Wednesday, August 3, 2011

POETRY / Staff Review by Evan Salazar

The reason Stanley Kubrick’s THE SHINING is so scary is because the Overlook Hotel is perpetually saturated in light, never allowing the Torrance family to escape the terrors that haunt its walls. The twins don’t hide in dark shadows – they are fully visible. Even when Danny does his best to shut his eyes and wish them away, they stay in full light, their terror un-obscured and completely unhinged. When what scares one the most is partially hidden, the full picture never materializes and one is allowed to not face all of its cruel characteristics; but when one’s fears are in the open, dosed in bright light, the terror is inescapable.

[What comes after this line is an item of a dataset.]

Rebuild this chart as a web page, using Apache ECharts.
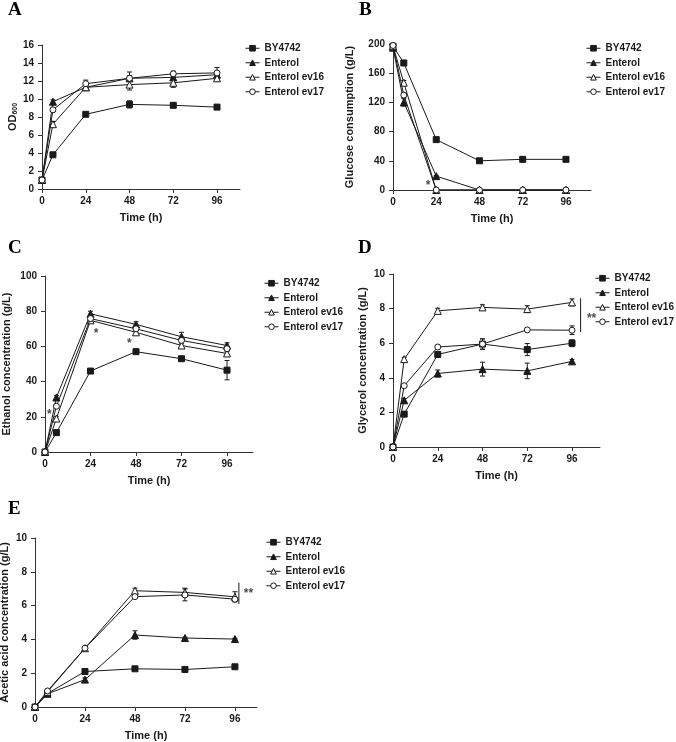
<!DOCTYPE html>
<html>
<head>
<meta charset="utf-8">
<script src="https://cdn.jsdelivr.net/npm/echarts@6.0.0/dist/echarts.min.js"></script>
<style>
  html, body { margin: 0; padding: 0; background: #fff; }
  #chart { width: 676px; height: 742px; }
</style>
</head>
<body>
<div id="chart"></div>
<script>
// sampling times and strains
const hours = [0, 6, 24, 48, 72, 96]
const xTicks = [0, 24, 48, 72, 96]
const strains = ['BY4742', 'Enterol', 'Enterol ev16', 'Enterol ev17']

// A: OD600 (rows follow strains)
const odMean = [
  [1.0, 3.8, 8.3, 9.4, 9.3, 9.1],
  [1.0, 9.7, 11.3, 12.3, 12.4, 12.7],
  [1.0, 7.2, 11.3, 11.6, 11.8, 12.3],
  [1.0, 8.8, 11.7, 12.3, 12.8, 12.9]
]
const odSd = [
  [0, 0.1, 0.1, 0.4, 0.1, 0.2],
  [0, 0.2, 0.2, 0.3, 0.3, 0.3],
  [0, 0.3, 0.2, 0.6, 0.5, 0.3],
  [0, 0.2, 0.4, 0.7, 0.3, 0.6]
]

// B: glucose consumption (g/L)
const glcMean = [
  [197, 174, 69, 40, 42, 42],
  [195, 120, 19, 0, 0, 0],
  [197, 147, 0, 0, 0, 0],
  [198, 130, 0, 0, 0, 0]
]
const glcSd = [
  [0, 3, 1, 2, 2, 2],
  [0, 5, 1, 0, 0, 0],
  [0, 3, 0, 0, 0, 0],
  [0, 3, 0, 0, 0, 0]
]

// C: ethanol (g/L)
const etohMean = [
  [0, 11, 46, 57, 53, 46.5],
  [0, 31, 78.5, 72.5, 65.5, 60.5],
  [0, 19, 74.8, 68, 60.5, 56],
  [0, 26, 75.8, 70, 63.4, 58.7]
]
const etohSd = [
  [0, 0.5, 0.5, 1, 1, 5.5],
  [0, 1, 1.5, 1.5, 2.5, 1.5],
  [0, 1, 1, 1, 1, 1],
  [0, 1, 1, 1, 1, 1]
]

// D: glycerol (g/L)
const glyMean = [
  [0, 1.9, 5.35, 5.95, 5.63, 6.0],
  [0, 2.7, 4.25, 4.5, 4.4, 4.95],
  [0, 5.08, 7.87, 8.07, 7.97, 8.36],
  [0, 3.54, 5.78, 5.95, 6.77, 6.75]
]
const glySd = [
  [0, 0.05, 0.1, 0.3, 0.35, 0.2],
  [0, 0.1, 0.2, 0.4, 0.45, 0.1],
  [0, 0.1, 0.15, 0.15, 0.2, 0.2],
  [0, 0.05, 0.05, 0.3, 0.05, 0.25]
]

// E: acetic acid (g/L)
const acMean = [
  [0, 0.8, 2.1, 2.26, 2.22, 2.38],
  [0, 0.78, 1.62, 4.26, 4.08, 4.02],
  [0, 0.9, 3.48, 6.88, 6.78, 6.52],
  [0, 0.95, 3.48, 6.53, 6.63, 6.38]
]
const acSd = [
  [0, 0, 0.05, 0.05, 0.05, 0.05],
  [0, 0, 0.1, 0.25, 0.05, 0.05],
  [0, 0, 0.05, 0.15, 0.25, 0.3],
  [0, 0, 0.05, 0.1, 0.35, 0.1]
]

// significance marks: [time, value, text]
const starsB = [[19.5, 10, '*']]
const starsC = [[2.3, 23, '*'], [27, 69, '*'], [44.5, 63, '*']]
const starsD = [[106.5, 7.6, '**']]
const starsE = [[102.5, 6.9, '**']]
const bracketD = [[100.6, 6.65], [100.6, 8.6]]
const bracketE = [[97.9, 6.1], [97.9, 7.35]]

const FONT = 'Liberation Sans'
const INK = '#1a1a1a'
const markers = [
  { symbol: 'rect', size: 6, fill: INK },
  { symbol: 'triangle', size: 7, fill: INK },
  { symbol: 'triangle', size: 7, fill: '#fff' },
  { symbol: 'circle', size: 6, fill: '#fff' }
]

const panels = [
  { means: odMean, sds: odSd, grid: [42, 45, 198, 144], xmax: 108.6, ymax: 16, step: 2, name: 'OD{s|600}', gap: 20, legend: [245, 42] },
  { means: glcMean, sds: glcSd, grid: [393, 44, 198, 146], xmax: 109.9, ymax: 200, step: 40, name: 'Glucose consumption (g/L)', gap: 38, legend: [586, 42] },
  { means: etohMean, sds: etohSd, grid: [45, 276, 208, 176], xmax: 109.7, ymax: 100, step: 20, name: 'Ethanol concentration (g/L)', gap: 33, legend: [264, 277] },
  { means: glyMean, sds: glySd, grid: [393, 274, 207, 173], xmax: 111, ymax: 10, step: 2, name: 'Glycerol concentration (g/L)', gap: 25, legend: [595, 272] },
  { means: acMean, sds: acSd, grid: [35, 538, 222, 169], xmax: 106.6, ymax: 10, step: 2, name: 'Acetic acid concentration (g/L)', gap: 25, legend: [266, 536] }
]

const labelStyle = { fontFamily: FONT, fontWeight: 'bold', fontSize: 10, color: INK }
const nameStyle = {
  fontFamily: FONT, fontWeight: 'bold', fontSize: 11, color: INK,
  rich: { s: { fontFamily: FONT, fontWeight: 'bold', fontSize: 7, color: INK, padding: [5, 0, 0, 0] } }
}
const axisLine = { show: true, onZero: false, lineStyle: { color: '#333', width: 1 } }

const grids = []
const xAxes = []
const yAxes = []
const legends = []
const series = []

panels.forEach((p, k) => {
  grids.push({ left: p.grid[0], top: p.grid[1], width: p.grid[2], height: p.grid[3], outerBoundsMode: 'none' })
  xAxes.push({
    type: 'value', gridIndex: k, min: 0, max: p.xmax,
    name: 'Time (h)', nameLocation: 'middle', nameGap: 23, nameTextStyle: nameStyle,
    axisLine,
    axisTick: { show: true, length: 4, customValues: xTicks, lineStyle: { color: '#333' } },
    axisLabel: { customValues: xTicks, margin: 7, ...labelStyle },
    splitLine: { show: false }
  })
  yAxes.push({
    type: 'value', gridIndex: k, min: 0, max: p.ymax, interval: p.step,
    name: p.name, nameLocation: 'middle', nameRotate: 90, nameGap: p.gap, nameTextStyle: nameStyle,
    axisLine,
    axisTick: { show: true, length: 4, lineStyle: { color: '#333' } },
    axisLabel: { margin: 8, ...labelStyle },
    splitLine: { show: false }
  })
  legends.push({
    data: strains, orient: 'vertical', left: p.legend[0], top: p.legend[1], padding: 0,
    itemWidth: 14, itemHeight: 7, itemGap: 2, selectedMode: false,
    itemStyle: { borderWidth: 1 },
    lineStyle: { width: 1, color: INK },
    textStyle: { fontFamily: FONT, fontWeight: 'bold', fontSize: 10, color: INK, lineHeight: 12.5 }
  })

  // error bars
  const bars = []
  p.means.forEach((row, i) => {
    row.forEach((v, j) => {
      if (p.sds[i][j] > 0) bars.push([hours[j], v - p.sds[i][j], v + p.sds[i][j]])
    })
  })
  series.push({
    type: 'custom', xAxisIndex: k, yAxisIndex: k, silent: true, z: 1,
    encode: { x: 0, y: [1, 2] },
    data: bars,
    renderItem(params, api) {
      const hi = api.coord([api.value(0), api.value(2)])
      const lo = api.coord([api.value(0), api.value(1)])
      const w = 2.5
      const st = { stroke: INK, lineWidth: 1 }
      return {
        type: 'group',
        children: [
          { type: 'line', shape: { x1: hi[0], y1: hi[1], x2: lo[0], y2: lo[1] }, style: st },
          { type: 'line', shape: { x1: hi[0] - w, y1: hi[1], x2: hi[0] + w, y2: hi[1] }, style: st },
          { type: 'line', shape: { x1: lo[0] - w, y1: lo[1], x2: lo[0] + w, y2: lo[1] }, style: st }
        ]
      }
    }
  })

  p.means.forEach((row, i) => {
    const m = markers[i]
    series.push({
      name: strains[i], type: 'line', xAxisIndex: k, yAxisIndex: k, z: 3 + i,
      data: hours.map((h, j) => [h, row[j]]),
      symbol: m.symbol, symbolSize: m.size, showAllSymbol: true,
      itemStyle: { color: m.fill, borderColor: INK, borderWidth: 1 },
      lineStyle: { color: INK, width: 1 },
      emphasis: { disabled: true },
      animation: false
    })
  })
})

function textMarks(k, marks) {
  return {
    type: 'scatter', xAxisIndex: k, yAxisIndex: k, silent: true, z: 10,
    symbolSize: 1, itemStyle: { color: 'rgba(0,0,0,0)' },
    data: marks,
    label: {
      show: true, position: 'inside', offset: [0, 3],
      formatter: (d) => d.value[2],
      fontFamily: FONT, fontWeight: 'bold', fontSize: 12, color: INK
    }
  }
}
function bracket(k, pts) {
  return {
    type: 'line', xAxisIndex: k, yAxisIndex: k, silent: true, z: 10,
    data: pts, symbol: 'none', clip: false,
    lineStyle: { color: INK, width: 1 }
  }
}
series.push(textMarks(1, starsB), textMarks(2, starsC), textMarks(3, starsD), textMarks(4, starsE))
series.push(bracket(3, bracketD), bracket(4, bracketE))

const letter = (t, x, y) => ({
  type: 'text', left: x, top: y,
  style: { text: t, font: 'bold 19px "Liberation Serif"', fill: '#000' }
})

const chart = echarts.init(document.getElementById('chart'))
chart.setOption({
  animation: false,
  backgroundColor: '#fff',
  grid: grids,
  xAxis: xAxes,
  yAxis: yAxes,
  legend: legends,
  series,
  graphic: [
    letter('A', 8, 1),
    letter('B', 359, 1),
    letter('C', 8, 239),
    letter('D', 358, 239),
    letter('E', 8, 500)
  ]
})
</script>
</body>
</html>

While not a horror film by popular definition, Lee Chang-dong’s newest film, POETRY, operates under very much the same idea of THE SHINING: What is most frightening, awful, and cruel about the world is basked in the South Korean sun for all to see in this film. There are few scenes shot at night, little (if any) use of dramatic shadows, and simple, elegant photography work by cinematographer Kim Hyun-Seok – yet the story explores dark, awful truths about human cruelty, ageing, and loneliness. The darkness creeps in the corner of the frame, haunting each of the characters and the spaces they live in. At certain points, the subtle drama explodes, and one realizes just how palpable and heavy everything preceding the explosion was. But that’s just the thing: all of the heft and bleakness of the film is handled with a deft hand. It quietly crawls into your skin and lays dormant until emotions cannot stay suppressed any longer. The film has a tight, knowing grip on the viewer’s emotional valve. It starts at a quiet hiss, and quickly ratchets up to a flood.

I don’t want to spoil much of the film’s plot. The journey that the character Yang Mija takes is a disquieting, emotional, and finally, enigmatic one. She is a kind older woman, a feeling woman. She also contains reserves of anger, emotional carelessness, and a large pool of sadness. Actress Yoon Jeong-hee carries the whole film, and her face is a prize to film itself. She packs so much into a tiny twitch, a quick smile, the narrowing of her eyes – and this is all only heightened by the circumstances her character finds herself in, by the fact that she may have to lie, that she may have to sacrifice things, or that her health and life might be taking a different path than she so desires. Again, I don’t want to spoil much of the film’s plot, so I am going to refrain from specifics, but at a certain point the plot doesn’t even matter that much – it’s all about the character of Mija, her questions and worries, her strength and also her feelings of hopelessness.

Of course, the film is called POETRY, and there is a lot of depth mined from simply the concept of poems, writing, expressing one’s self. There is a striking moment where Mija’s poetry class is asked to answer what the most beautiful moment in their life was, in hopes of it unlocking poetic inspiration. Some are confident in their answers, speaking of love and family; the most interesting answer to me, however, was one middle aged man’s answer about moving out of a cheap basement after 20 years and finally living in a real apartment. He claims he has had no beautiful moments in his life, but maybe that is the only moment on its way to something resembling beauty. It’s a sad and emotionally bare moment, and it perfectly encapsulates the spirit of poetry. In fact, one can argue that his answer is the most poetic, beating out confessions of love or family or childhood memories. The film explores the realm of poetry with a great deal of care and interest – it is never overly sentimental or sickly sweet, but rather subdued, calm, introspective. And when married with the other components of the film, it shines like a beacon of hope across the bleak reality of human suffering.

POETRY, much like the style of writing it takes its name from, is a fluid and sinuous film. It is completely absorbing and rewards those who ease into its deliberate pace. The film asks you to find the beauty, the heart in the ugly and cold – to discover the way you wish to view the world. The film understands that this may take awhile for one person to discover, and so it takes its time answering its own questions, as well. By its end, POETRY becomes a haunting reverie about losing and then gaining something in return. Human minds can still reach far out and grasp what they want, even when everything else falls in its presence.

POETRY opens Friday, August 5th at The Loft.